信託財産である不動産の売却
家族信託(民事信託)契約における信託財産である不動産の売却は、所有権登記名義人である受託者が売主となって、買主と売買契約を締結します。また所有権移転登記の登記義務者も所有権登記名義人である受託者となりますが、登記申請の際に信託登記の抹消登記も同時に(不動産登記法104条1項)行う必要があります。
例えば、親を委託者兼受益者、子を受託者として家族信託契約を行い、親名義の不動産(実家)を所有権移転及び信託登記(不動産登記法98条1項)により、形式上子の所有権名義に移した後に、親が施設に入所するなどで実家の売却が必要となった場合、子である受託者のみで売却を行うことが可能です。その際に(信託契約内容にもよりますが、)親である委託者の同意は原則的に不要です。そのため信託不動産の売却においても、通常の売買による所有権移転登記と同様の手続きとなりますが、不動産自体は信託財産から外れることとなりますので、信託登記の抹消登記も同時に行う必要があります。買主としても通常の売買契約と同様で、信託登記は抹消された状態で所有権を取得することとなります。
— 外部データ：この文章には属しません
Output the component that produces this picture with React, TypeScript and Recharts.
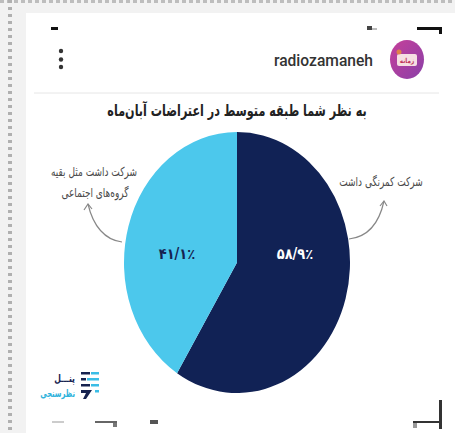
import React from "react";
import { PieChart, Pie, Cell } from "recharts";

const SLICE_NAMES = ["شرکت کمرنگی داشت", "شرکت داشت مثل بقیه گروه‌های اجتماعی"];
const SLICE_VALUES = [58.9, 41.1];
const SLICE_LABELS = ["۵۸/۹٪", "۴۱/۱٪"];
const SLICE_COLORS = ["#112255", "#4cc8ec"];

const TITLE = "به نظر شما طبقه متوسط در اعتراضات آبان‌ماه";
const ACCOUNT = "radiozamaneh";
const AVATAR_TEXT = "زمانه";
const LEFT_NOTE = ["شرکت داشت مثل بقیه", "گروه‌های اجتماعی"];
const RIGHT_NOTE = "شرکت کمرنگی داشت";
const LOGO_TOP = "پنـــل";
const LOGO_BOTTOM = "نظرسنجی";

const pieData = SLICE_NAMES.map((name, i) => ({
  name,
  value: SLICE_VALUES[i],
  label: SLICE_LABELS[i],
}));

const FA = '"DejaVu Sans", sans-serif';
const CX = 237;
const CY = 262.5;
const STRETCH = 1.155;
const LABEL_DX = [58, -60];

function sliceLabel(props: any) {
  const { cx, cy, index } = props;
  return (
    <text
      x={cx + LABEL_DX[index]}
      y={cy - 8}
      textAnchor="middle"
      dominantBaseline="central"
      fill={index === 0 ? "#ffffff" : "#16224f"}
      fontFamily={FA}
      fontWeight="bold"
      fontSize={13}
    >
      {SLICE_LABELS[index]}
    </text>
  );
}

// persian text in the source is narrower than DejaVu, so squeeze it horizontally
function FaText({ x, y, sx, size, fill, bold, anchor = "middle", children }: any) {
  return (
    <text
      transform={`translate(${x} ${y}) scale(${sx} 1)`}
      textAnchor={anchor}
      direction="rtl"
      fontFamily={FA}
      fontWeight={bold ? "bold" : "normal"}
      fontSize={size}
      fill={fill}
    >
      {children}
    </text>
  );
}

function Backdrop() {
  return (
    <svg width={455} height={433} style={{ position: "absolute", left: 0, top: 0 }}>
      <rect width={455} height={433} fill="#f2f2f2" />
      <rect x={26} y={13} width={429} height={420} fill="#ffffff" />
      <line x1={0} y1={1.5} x2={455} y2={1.5} stroke="#bdbdbd" strokeWidth={3} strokeDasharray="4 3" />
      <line x1={10} y1={0} x2={10} y2={433} stroke="#b0b0b0" strokeWidth={4} strokeDasharray="3 4" />
      <line x1={34} y1={93} x2={439} y2={93} stroke="#e6e6e6" />
      <rect x={51} y={27} width={7} height={3} fill="#111" />
      <rect x={367} y={26} width={5} height={4} fill="#444" />
      <rect x={372} y={28} width={5} height={2} fill="#bbb" />
      <rect x={417} y={27} width={25} height={3} fill="#111" />
      <rect x={439} y={27} width={3} height={7} fill="#111" />
      <rect x={52} y={421} width={12} height={2} fill="#ccc" />
      <rect x={95} y={421} width={22} height={2} fill="#666" />
      <rect x={113} y={423} width={4} height={4} fill="#777" />
      <rect x={150} y={420} width={8} height={4} fill="#555" />
      <rect x={413} y={421} width={28} height={2} fill="#333" />
      <rect x={413} y={423} width={4} height={5} fill="#999" />
      <rect x={439} y={400} width={3} height={29} fill="#333" />
      <circle cx={61} cy={51} r={2.2} fill="#333" />
      <circle cx={61} cy={59.5} r={2.2} fill="#333" />
      <circle cx={61} cy={67} r={2.2} fill="#333" />
      <defs>
        <linearGradient id="avatar" x1="0" y1="0" x2="1" y2="1">
          <stop offset="0%" stopColor="#c6409a" />
          <stop offset="100%" stopColor="#8a3fa8" />
        </linearGradient>
      </defs>
      <ellipse cx={407} cy={59.5} rx={17} ry={19.5} fill="url(#avatar)" />
      <rect x={397} y={54} width={20} height={12} rx={2} fill="#f6dfe2" />
      <circle cx={399} cy={52} r={2.5} fill="#e0804a" />
      <FaText x={407} y={63} sx={0.8} size={7} fill="#c0335a" bold>
        {AVATAR_TEXT}
      </FaText>
      <text x={373} y={66} textAnchor="end" fontFamily="Roboto, sans-serif" fontWeight={500} fontSize={15.6} fill="#333">
        {ACCOUNT}
      </text>
      <FaText x={237} y={116} sx={0.7} size={16} fill="#222" bold>
        {TITLE}
      </FaText>
      <FaText x={94} y={176} sx={0.72} size={12.5} fill="#4a4a4a">
        {LEFT_NOTE[0]}
      </FaText>
      <FaText x={95} y={197} sx={0.72} size={12.5} fill="#4a4a4a">
        {LEFT_NOTE[1]}
      </FaText>
      <FaText x={381} y={185.5} sx={0.72} size={12.5} fill="#4a4a4a">
        {RIGHT_NOTE}
      </FaText>
      <path d="M122 242 C105 240 93 226 88 204" fill="none" stroke="#888" strokeWidth={1.2} />
      <path d="M84 210 L88 204 L92 209" fill="none" stroke="#888" strokeWidth={1.2} />
      <path d="M349 239 C367 237 379 224 384 201" fill="none" stroke="#888" strokeWidth={1.2} />
      <path d="M380 206 L384 201 L387 206" fill="none" stroke="#888" strokeWidth={1.2} />
      <FaText x={75} y={382} sx={0.7} size={11} fill="#16224f" bold anchor="start">
        {LOGO_TOP}
      </FaText>
      <FaText x={75} y={397} sx={0.62} size={11} fill="#2fb3dc" bold anchor="start">
        {LOGO_BOTTOM}
      </FaText>
      <rect x={81} y={372} width={9} height={2.5} fill="#16224f" />
      <rect x={91} y={372} width={8} height={2.5} fill="#3bbde6" />
      <rect x={81} y={378} width={5} height={2.5} fill="#16224f" />
      <rect x={87} y={378} width={12} height={2.5} fill="#3bbde6" />
      <rect x={81} y={384} width={9} height={2.5} fill="#16224f" />
      <rect x={91} y={384} width={8} height={2.5} fill="#3bbde6" />
      <path d="M81 390 H92 L86 399 H83 L86 393 H81 Z" fill="#16224f" />
      <rect x={95} y={390} width={4} height={2.5} fill="#3bbde6" />
    </svg>
  );
}

export default function App() {
  return (
    <div style={{ position: "fixed", left: 0, top: 0, width: 455, height: 433, overflow: "hidden" }}>
      <Backdrop />
      {/* the source image is stretched vertically, so the round pie gets scaled too */}
      <div
        style={{
          position: "absolute",
          left: 0,
          top: 0,
          transform: `scaleY(${STRETCH})`,
          transformOrigin: `${CX}px ${CY}px`,
        }}
      >
        <PieChart width={455} height={433} margin={{ top: 0, right: 0, bottom: 0, left: 0 }}>
          <Pie
            data={pieData}
            dataKey="value"
            nameKey="name"
            cx={CX}
            cy={CY}
            outerRadius={113}
            startAngle={90}
            endAngle={-270}
            stroke="none"
            label={sliceLabel}
            labelLine={false}
            isAnimationActive={false}
          >
            {pieData.map((d, i) => (
              <Cell key={d.name} fill={SLICE_COLORS[i]} />
            ))}
          </Pie>
        </PieChart>
      </div>
    </div>
  );
}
不動産を売却した場合に買主から受け取る金銭(売買代金)は、子である受託者のお金になるわけではなく、金銭を信託財産として引き続き管理することになります。(通常は信託口口座に入金して管理することになります。)そのため、売却して金銭になっても、その金銭は受益者のために管理・処分を行いますので、親の施設費用や生活費などに使用することとなります。